I’ve been on a grand unification quest to find all the duplicates and old versions and generally clean the heck up on my desktop Mac, in preparation for a clean full “reference” backup and then a Leopard upgrade. I’m hearing enough security kerfuffle about the new (dis)improved firewall on Leopard; that I’m feeling glad that I didn’t buy a copy yet. Some of the issues are less relevant to me than to some, as I have a gateway firewall on our local net.

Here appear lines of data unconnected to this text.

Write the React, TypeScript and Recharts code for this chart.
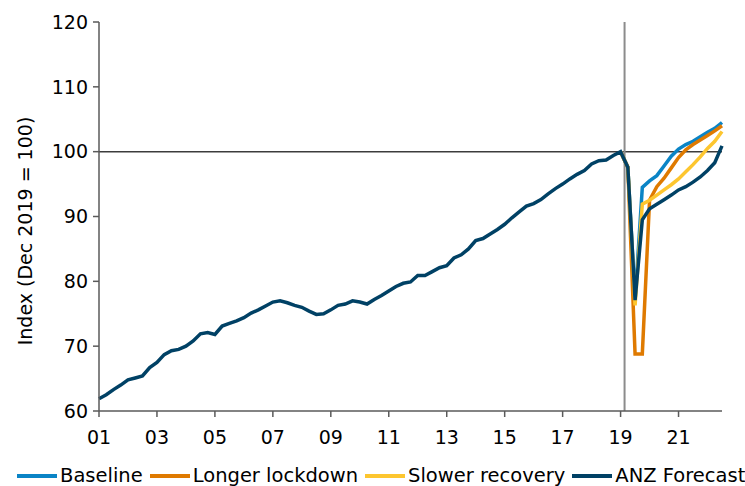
import React from "react";
import { LineChart, Line, XAxis, YAxis, ReferenceLine, Label } from "recharts";

const FONT = "'DejaVu Sans', Verdana, sans-serif";

// quarterly actuals, Dec 2001 .. Dec 2019 (Dec 2019 = 100)
const history = [
  61.9, 62.5, 63.3, 64.0, 64.8, 65.1, 65.4, 66.7, 67.5, 68.7,
  69.3, 69.5, 70.0, 70.8, 71.9, 72.1, 71.8, 73.1, 73.5, 73.9,
  74.4, 75.1, 75.6, 76.2, 76.8, 77.0, 76.7, 76.3, 76.0, 75.4,
  74.9, 75.0, 75.6, 76.3, 76.5, 77.0, 76.8, 76.5, 77.2, 77.8,
  78.5, 79.2, 79.7, 79.9, 80.9, 80.9, 81.5, 82.1, 82.4, 83.6,
  84.1, 85.0, 86.3, 86.6, 87.3, 88.0, 88.8, 89.8, 90.7, 91.6,
  92.0, 92.6, 93.5, 94.3, 95.0, 95.8, 96.5, 97.1, 98.1, 98.6,
  98.7, 99.4, 100.0,
];

// scenarios, Mar 2020 .. Jun 2023
const baseline = [97.6, 77.1, 94.5, 95.5, 96.3, 97.8, 99.3, 100.4, 101.1, 101.6, 102.3, 103.0, 103.6, 104.5];
const longerLockdown = [97.6, 68.8, 68.8, 92.5, 94.6, 95.9, 97.5, 99.1, 100.3, 101.1, 101.8, 102.5, 103.2, 104.0];
const slowerRecovery = [97.6, 76.3, 91.9, 92.5, 93.3, 94.1, 94.9, 95.8, 96.9, 98.0, 99.2, 100.5, 101.6, 103.1];
const anzForecast = [97.6, 77.1, 89.5, 91.2, 91.9, 92.6, 93.3, 94.1, 94.6, 95.3, 96.1, 97.1, 98.3, 100.9];

const xTicks = [0, 8, 16, 24, 32, 40, 48, 56, 64, 72, 80];
const xTickLabels = ["01", "03", "05", "07", "09", "11", "13", "15", "17", "19", "21"];
const yTicks = [60, 70, 80, 90, 100, 110, 120];
const forecastStart = 72.55;

const series = [
  { key: "baseline", name: "Baseline", color: "#0a84c6", values: baseline },
  { key: "longer", name: "Longer lockdown", color: "#df7a00", values: longerLockdown },
  { key: "slower", name: "Slower recovery", color: "#fdc62f", values: slowerRecovery },
  { key: "anz", name: "ANZ Forecast", color: "#004165", values: anzForecast },
];

const last = history.length - 1;
const data = Array.from({ length: history.length + anzForecast.length }, (_, i) => {
  const row: Record<string, number | null> = { i };
  series.forEach((s) => {
    if (i > last) row[s.key] = s.values[i - last - 1];
    else if (i === last || s.key === "anz") row[s.key] = history[i];
    else row[s.key] = null;
  });
  return row;
});

const tickStyle = { fontSize: 19, fill: "#000", fontFamily: FONT };

export default function App() {
  return (
    <div style={{ position: "absolute", left: 0, top: 0, width: 745, height: 486, background: "#fff", overflow: "hidden" }}>
      <LineChart width={745} height={486} data={data} margin={{ top: 22, right: 23, left: 0, bottom: 35 }}>
        <XAxis
          dataKey="i"
          type="number"
          domain={[0, 86]}
          ticks={xTicks}
          tickFormatter={(v: number) => xTickLabels[xTicks.indexOf(v)] ?? ""}
          tick={tickStyle}
          tickSize={6}
          tickMargin={14}
          height={40}
          stroke="#5a5a5a"
          strokeWidth={1.5}
        />
        <YAxis
          type="number"
          domain={[60, 120]}
          ticks={yTicks}
          tick={tickStyle}
          tickSize={6}
          tickMargin={5}
          width={99}
          stroke="#5a5a5a"
          strokeWidth={1.5}
          interval={0}
        >
          <Label
            position="center"
            content={() => (
              <text
                x={25}
                y={231}
                transform="rotate(-90, 25, 231)"
                textAnchor="middle"
                dominantBaseline="central"
                style={{ fontSize: 19, fontFamily: FONT, fill: "#000" }}
              >
                Index (Dec 2019 = 100)
              </text>
            )}
          />
        </YAxis>
        <ReferenceLine y={100} stroke="#3c3c3c" strokeWidth={1.5} />
        <ReferenceLine x={forecastStart} stroke="#8c8c8c" strokeWidth={2} />
        {series.map((s) => (
          <Line
            key={s.key}
            dataKey={s.key}
            name={s.name}
            stroke={s.color}
            strokeWidth={3.5}
            dot={false}
            connectNulls={false}
            isAnimationActive={false}
          />
        ))}
      </LineChart>
      <div
        style={{
          position: "absolute",
          left: 17,
          top: 464,
          display: "flex",
          alignItems: "center",
          fontFamily: FONT,
          fontSize: 19.5,
          color: "#000",
          whiteSpace: "nowrap",
        }}
      >
        {series.map((s) => (
          <div key={s.key} style={{ display: "flex", alignItems: "center", marginRight: 7 }}>
            <span style={{ display: "inline-block", width: 40, height: 4, background: s.color, marginRight: 3 }} />
            <span>{s.name}</span>
          </div>
        ))}
      </div>
    </div>
  );
}
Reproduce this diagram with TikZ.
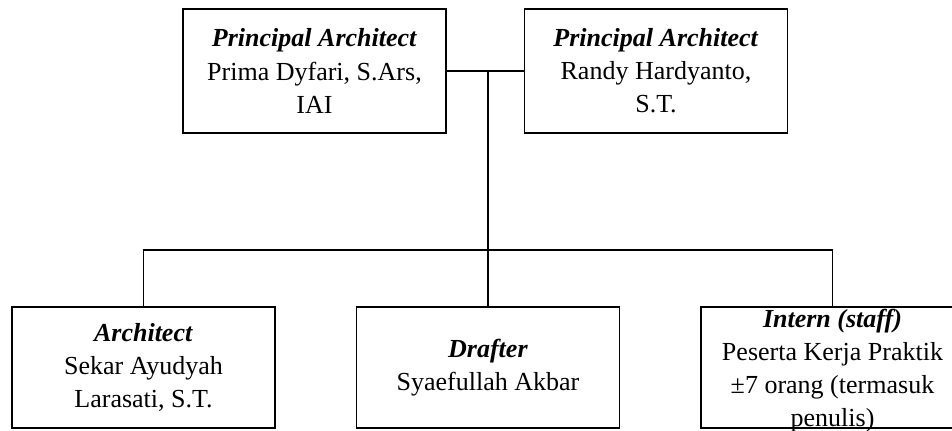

I’m disappointed to hear that Apple may be taking some of the Unix magic out of the hands of us old fogies in the course of prettying up subsystems like the firewall manager. I wouldn’t want to see quite the level of bells, whistles, and occasional frag-grenades of, say, some of the Linux GUI sysadmin tools. The princple behind those tools, however, is one that Apple would do well to emulate: provide a graphical user interface to the actual scripts and command-line / config-file changes needed to accomplish a task. Rewriting the UI as a program of its own, intertwingled with the functionality, is bad compartmentalization and should be avoided.
Speaking of firewalls, they do only protect you from stuff that is coming IN to get you, not stuff that you helpfully download and that opens up connections OUT to wreak havoc or spew spam. The emergence of Mac-targeted web trojans; is something that neither Tiger nor Leopard will prevent. It’s another class of security problem entirely, the kind that comes in via the keyboard or the mouse– what ham radio old-timers used to call “a short between the headphones”.
What I do find helpful for dodging some bullets is a the NoScript plugin for Firefox, which lets you selectively approve or deny scripts running on web pages that you are browsing. There is even some ongoing work on preventing cross-site scripting via NoScript. I find it very handy. Still, caveat clickor and all that.